Perhaps some of us read that story and wonder what the big deal is. Why, after all, is God angry about a bunch of people building a tower? The tower is a sign of the bigger problem, which is the attempt to forge unity, and to become masters of the cosmos, without God. It represents what is actually a real human vocation to supernatural life. Human beings do stand, after all, as the apex of creation, the link between earth and heaven. But Babel represents a rejection of that same priesthood rejected in Eden and the promotion, in its stead, of a kind of self-sufficient dominance in which the human will defines all things, including the good. And over the centuries, we have seen many versions of this same attempt at unity, from the many ancient and modern empires to the ideologies or freemasonry and communism and fascism, to the postmodern succession of progressive causes—like a certain rainbow-colored cause coming soon to a June near you—which provide a blanket semblance of human unity and solidarity covering over the usual bad actors and motivations of human nature, especially greed and pride.
Perhaps, after hearing my little rant there against the usual low-hanging moral fruit, you find yourself wishing the Lord would render judgment, as he did on that first Tower of Babel, or as Our Lady at Fatima suggested—invoking deeply traditional language, I should say—that he would judge the world with fire. But, as Our Lady herself, who was at that first Pentecost, knows well, there is another fire—or again maybe we ought to say, the same divine fire in different form, for when it comes to the divine nature, there is no distinction between the fire of justice and the fire of love. The Lord did send his judgment and his fire on the apostles in the form of the Holy Spirit, who inspired them to preach the word of truth with power and conviction.
(I cannot take credit for this link between Fatima and Pentecost! I first heard it from Fr. Sebastian Walshe, O.Praem. in May of 2020.)

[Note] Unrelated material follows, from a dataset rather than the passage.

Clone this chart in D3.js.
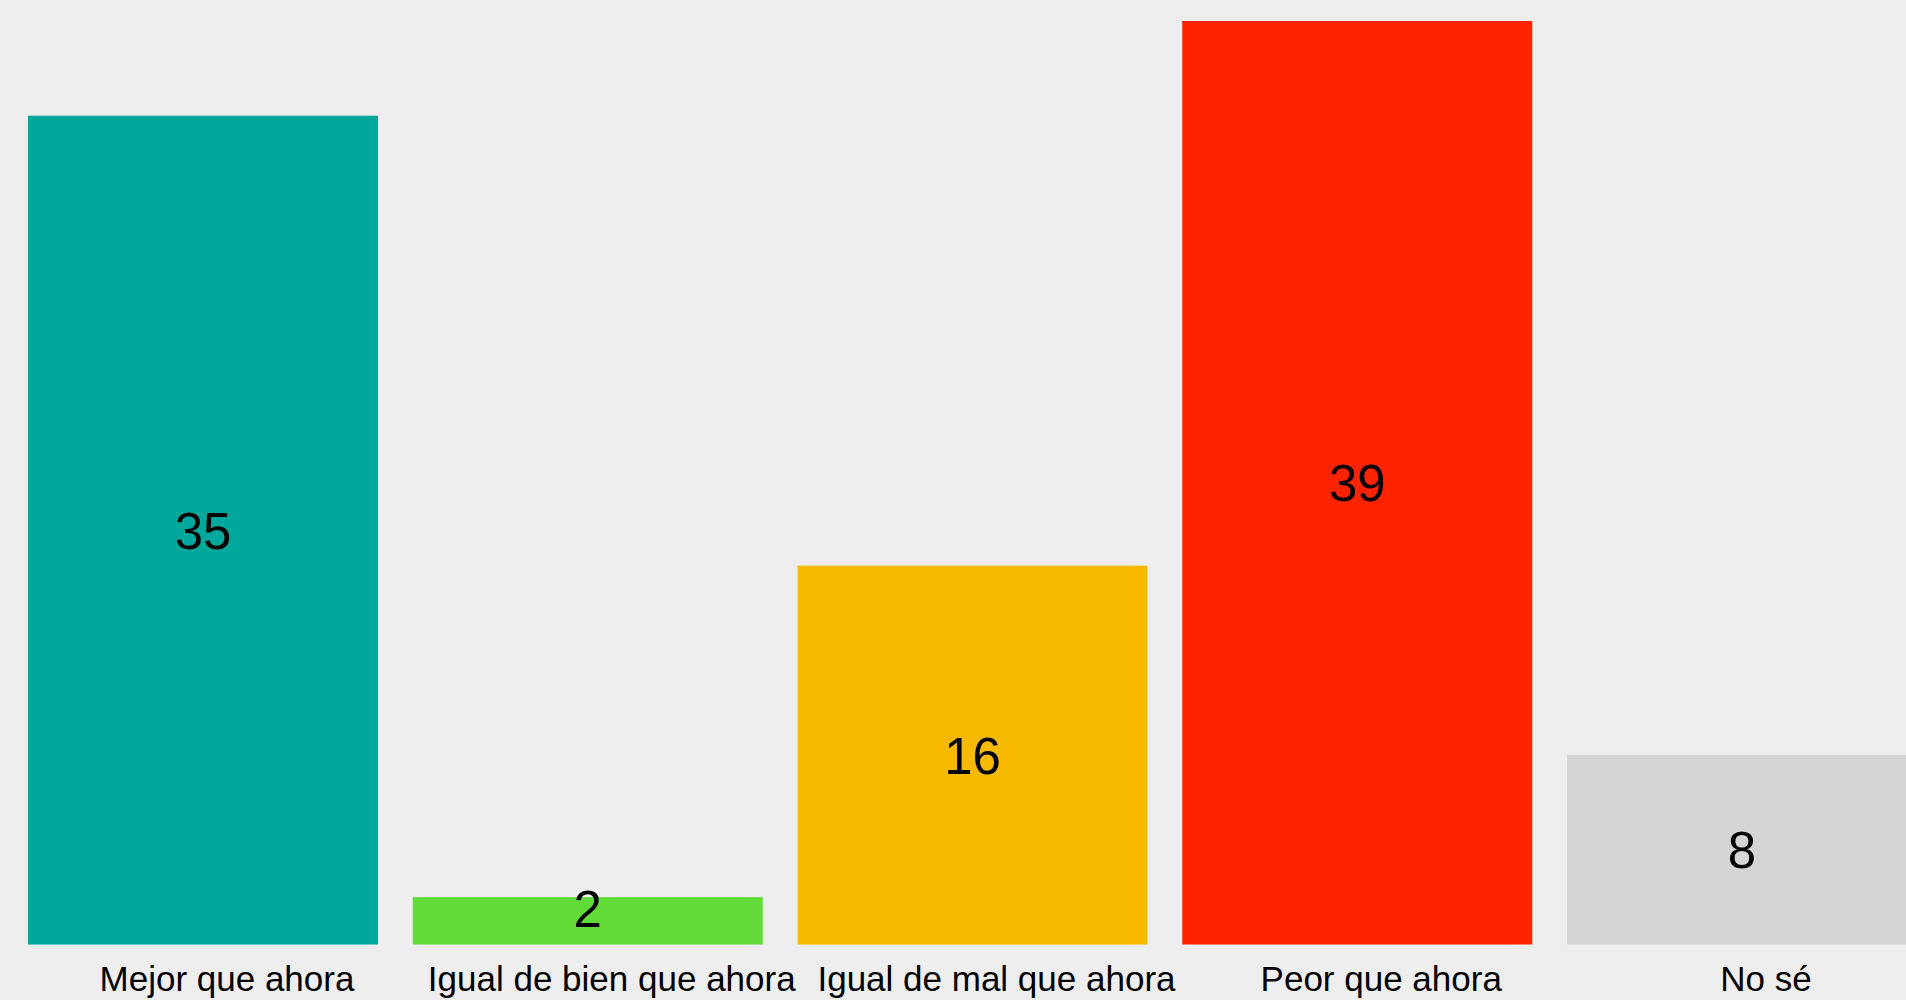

The Holy Spirit gives us gifts, in other words, not to destroy or punish a world gone astray, but to call it back to itself. Consider the glittering poetry of the Pentecost sequence Veni Sancte Spiritus (sometimes called “The Golden Sequence” for its lyrical and melodic beauty):
Lava quod est sordidum,
riga quod est aridum, sana quod est saucium. Flecte quod est rigidum, fove quod est frigidum, rege quod est devium. |
What is soilèd, make thou pure;
What is wounded, work its cure; What is parchèd, fructify; What is rigid, gently bend; What is frozen, warmly tend; Strengthen what goes erringly. |
Perhaps the best reminder for us this Pentecost—and this is especially true for those many who will receive the sacrament of confirmation today—is that the Spirit is not about something happening out there, but something in here. Not that the Holy Spirit doesn’t have a hand in the working out of Providence and God’s care of history; certainly, he does. But the gift of the Holy Spirit is not about managing God’s providence for him, or about making sure that the various practitioners of false Pentecosts meet their reward. The gift is about making us holy so that we can live more fully the promises of our baptism, so that we can actually be good disciples of Christ, giving witness to his goodness and his love—and the unity that he alone offers—in a sinful and broken world. What the world needs now is much the same that it needed at that first Pentecost: men and women who have been so inflamed by the love of Jesus that they cannot help but share that love and that goodness with those they meet.
Once again we pray: come, Holy Ghost, and fill the hearts of thy faithful, and kindle in them the fire of thy love.